# cali bay area pigeons for adoption



## fallenweeble (Sep 2, 2007)

hi pijie people!
here is a link to look at several pigeons (and a dove too) that are being offered for adoption through mickaboo companion bird rescue which is located in the bay area of california. 
i adopted one of my parrots from mickaboo and it was a very good experience - they are a super organization!

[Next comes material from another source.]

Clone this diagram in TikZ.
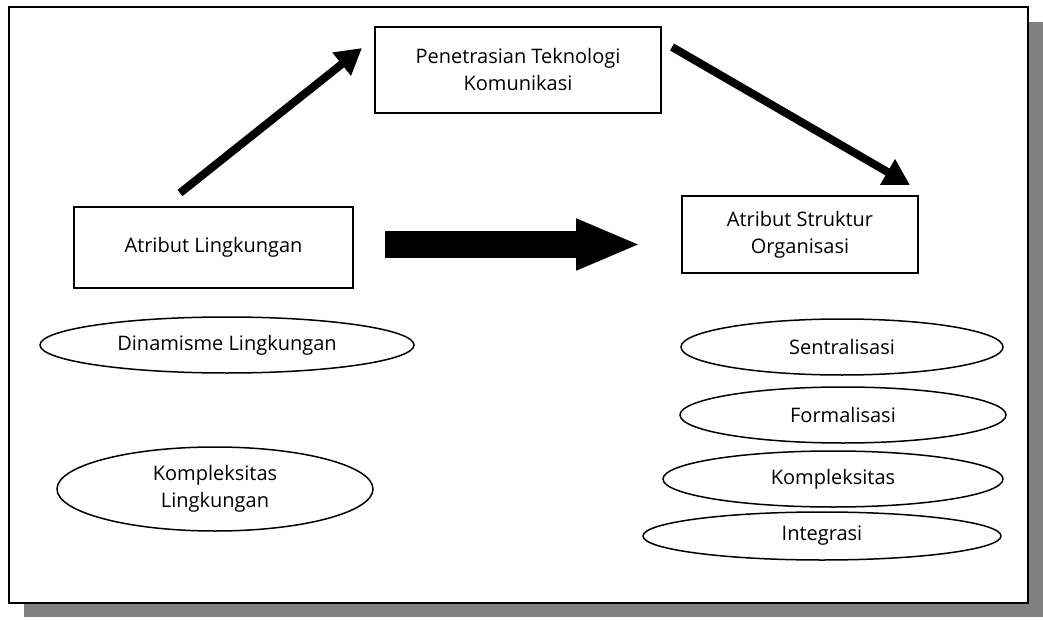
\documentclass[tikz,border=0pt]{standalone}
\usepackage{fontspec}
\setmainfont{Open Sans}
\usetikzlibrary{arrows.meta}
\usetikzlibrary{shapes.geometric}
\definecolor{shadowgray}{RGB}{128,128,128}
\newcommand{\labelfont}{\fontsize{20}{27}\selectfont}
\def\boxthickness{1.8pt}
\def\ovalthickness{1.5pt}
\tikzset{
  kotak/.style={draw, line width=\boxthickness, align=center, inner sep=0pt, font=\labelfont},
  elips/.style={draw, ellipse, line width=\ovalthickness, align=center, inner sep=0pt, font=\labelfont},
  panah/.style={-{Triangle[length=26pt,width=28pt]}, line width=8pt},
  panahbesar/.style={-{Triangle[length=65pt,width=47pt]}, line width=27pt},
}

\begin{document}
\begin{tikzpicture}[x=1pt, y=-1pt]
    \useasboundingbox (0, 0) rectangle (1043, 620);
    \fill[shadowgray] (24, 22) rectangle (1043, 617);
    \draw[fill=white, line width=\boxthickness] (9, 7) rectangle (1028, 603);
    \node[kotak, minimum width=286pt, minimum height=86pt] at (518, 70) (tekno) {Penetrasian Teknologi\\Komunikasi};
    \node[kotak, minimum width=279pt, minimum height=81pt] at (213.5, 247.5) (lingk) {Atribut Lingkungan};
    \node[kotak, minimum width=236pt, minimum height=77pt] at (800, 234.5) (struk) {Atribut Struktur\\Organisasi};
    \node[elips, minimum width=374pt, minimum height=56pt] at (227, 345) (dinamis) {Dinamisme Lingkungan};
    \node[elips, minimum width=316pt, minimum height=84pt] at (215, 489) (komplingk) {Kompleksitas\\Lingkungan};
    \node[elips, minimum width=322pt, minimum height=56pt] at (842, 347) (sentral) {Sentralisasi};
    \node[elips, minimum width=326pt, minimum height=56pt] at (843, 415) (formal) {Formalisasi};
    \node[elips, minimum width=340pt, minimum height=56pt] at (833, 479) (kompleks) {Kompleksitas};
    \node[elips, minimum width=358pt, minimum height=48pt] at (822, 536) (integ) {Integrasi};
    \coordinate (a1) at (180, 193);
    \coordinate (a2) at (362, 48);
    \coordinate (b1) at (672, 47);
    \coordinate (b2) at (910, 185);
    \coordinate (c1) at (385, 244.5);
    \coordinate (c2) at (641, 244.5);
    \draw[panah] (a1) -- (a2);
    \draw[panah] (b1) -- (b2);
    \draw[panahbesar] (c1) -- (c2);
\end{tikzpicture}
\end{document}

http://mickaboo.org/our-birds/species-1.html 

happy pigeon adopting! 
(p.s. for local adoptions only - mickaboo doesn't ship birds.)


----------



## horsesgot6 (May 30, 2007)

Do They Do out of state Adoptions Or Is It A CA Only. I Really Love What This Site Does by Having People do The class For Care. There Should Be More Places Out there That do it. Wish i lived in CA Now I've Always Wanted A Macaw And A Cockatoo. Its Nice To See They Are around To Help These Very pretty Birds Found There Forever Home. 

Jennifer


----------



## maryjane (Jul 15, 2006)

Jennifer, I'm not sure if they do out of state adoptions. I believe there is usually an adoption "meeting" and paperwork to fill out; I don't know how it works if you're not local. FallenWeeble may know so let's see if she reads this. You can also try contacting Mickaboo through the link above, I believe, and they should be able to tell you.


----------



## TAWhatley (Mar 6, 2001)

There is no shipping of Mickaboo birds that I know of. We have "trains" here in California for the Mickaboo birds to get them from where they are to homes .. meaning that the birds are picked up by someone who will drive them to where they need to get. Thank you for asking, Jennifer .. I just don't think there would be a way to get any of the Mickaboo birds to you.

Terry


----------